The consideration for a deed in a case like this is always open to examination. Whether Ogden meditated a fraud or notis unimportant, so long as he became the depository of property that belonged to Lee's creditors, and which had been put into his hands by Lee in order to keep it from them. Whether the judgment and confession state the facts out of which the indebtedness arose or not, judgments under the Act of 1850 were the acts of a Court, and are unlike those authorized to be entered under our present Practice Act, which are purely ministerial acts of the Clerk. The former, and perhaps the latter, cannot be assailed collaterally by a stranger. (Cloud v. El Dorado County, 12 Cal. 133; Stearns v. Aguirre, 7 Cal. 449; Chapin v. Thompson, 20 Cal. 686.)
The judgment was a judicial determination that the statement was sufficient and duly executed. The Court was of competent jurisdiction, and had the requisite parties before it, and the term, as well as the time for an appeal, has passed. The question of its validity cannot be raised collaterally. (Arrington v. Sherry, 5 Cal. 514; Alderson v. Bell, 9 Cal. 321; Reynolds v. Harris, 14 Cal. 678.) The judgment by confession cannot be attacked by appellant. (Read v. French, 28 Cal. 285; 27 New York, 568; 15 Iowa 152.)
JUDGES: Sawyer, C.J.
OPINION
SAWYER, Judge
Appellant's first point seems to be in the nature of a demurrer to the answer, on the ground that the facts stated are insufficient to constitute a defense. No demurrer appears to have been filed, and the point seems to be made here for the first time. There is not an entire absence of allegations of fraud in the transfer from Barton Lee to Ogden. There is an attempt to allege a transfer for the purpose of defrauding creditors of Lee, and if there is any objection to the pleadings it is that the allegation is defective. The point was fully litigated on the trial, and in such case the judgment will not be reversed upon the point taken here for the first time. (Practice Act, Sec. 71; King v. Davis, 34 Cal. 100.) But we think the answer sufficient. It avers that the conveyance to Ogden was without consideration, and this is sufficient to avoid it as to creditors of Lee, whether Ogden was aware of the fraudulent purpose of Lee and actively aided it or not. He was not a purchaser in good faith.

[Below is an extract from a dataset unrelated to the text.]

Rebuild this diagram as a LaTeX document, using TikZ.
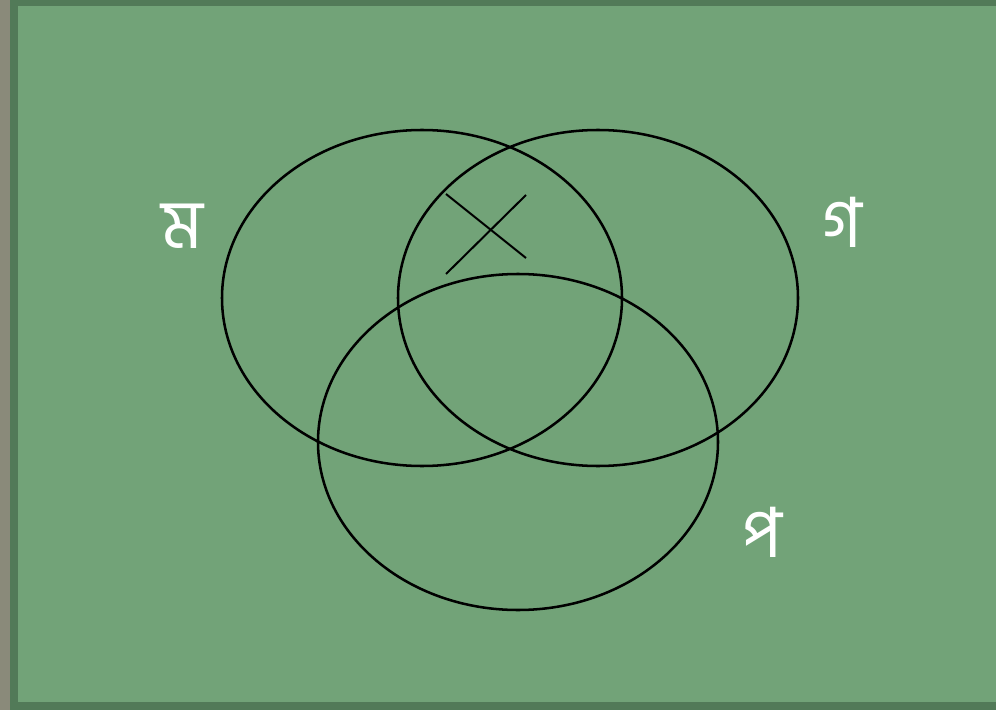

The judgment by confession in the case of Henley & Hastings v. Barton Lee, rendered in 1851, is not a nullity on its face, in consequence of the defects in the statement. The Court had jurisdiction of the subject matter and the parties, however irregular or erroneous it may be, and it cannot be called in question in a collateral proceeding. It was entered in open Court and regularly signed by the Judge, as was the practice under the code of 1850. (Cloud v. El Dorado Co., 12 Cal. 133; Arrington v. Sherry, 5 Cal. 513.) The judgment is good as between Henley & Hastings and Barton Lee, and was only subject to be attacked for fraud by creditors of Lee, who were defrauded thereby, and that in some direct proceeding before a sale of the property under it to innocent parties. (Miller v. Earle, 24 N.Y. 111.) In this case the parties seeking to attack the judgment collaterally, are not creditors of Lee, and they seek to avoid a sale under it of property which has long since passed into the hands of innocent purchasers. The cases of Richards v. McMillan, 6 Cal. 419; Cordier v. Schloss et al., 12 Cal. 143, same case 18 Cal. 576, and Wilcoxson v. Burton, 27 Cal. 229, were all direct proceedings by creditors to vacate the judgments themselves on the ground of fraud, and the question was, not whether the several judgments were absolute nullities upon their face, but what was their value as evidence on the issue of fraud raised in the proceedings to impeach them? Or, what was the prima facie presumption arising on the face of the record from a failure to state fully the facts required by the statute with respect to the issue of fraud raised by the creditors, who claimed that they had been defrauded? The Court held it to afford prima facie evidence of fraud, but that it was admissible to support this judgment by evidence showing that the transaction was bona fide and the judgment rendered upon an indebtedness really due. This necessarily assumes that the judgment is valid till vacated upon a direct proceeding for the purpose. The case of Chapin v. Thompson, 20 Cal. 681, cited by appellant, affords him no aid. It will be found that the case in no respect touches the question.
We think the averments of the issuing of process and sale thereunder, under the Hastings & Henley judgment against Lee, are not sufficiently denied to require the execution to be put in evidence. The denial is rather of the effect of the facts averred than the facts themselves. The whole theory of the defense on this point is that the judgment is void upon its face, and the denials are shaped according to this theory.
Judgment and order affirmed, and remittitur ordered to issue forthwith.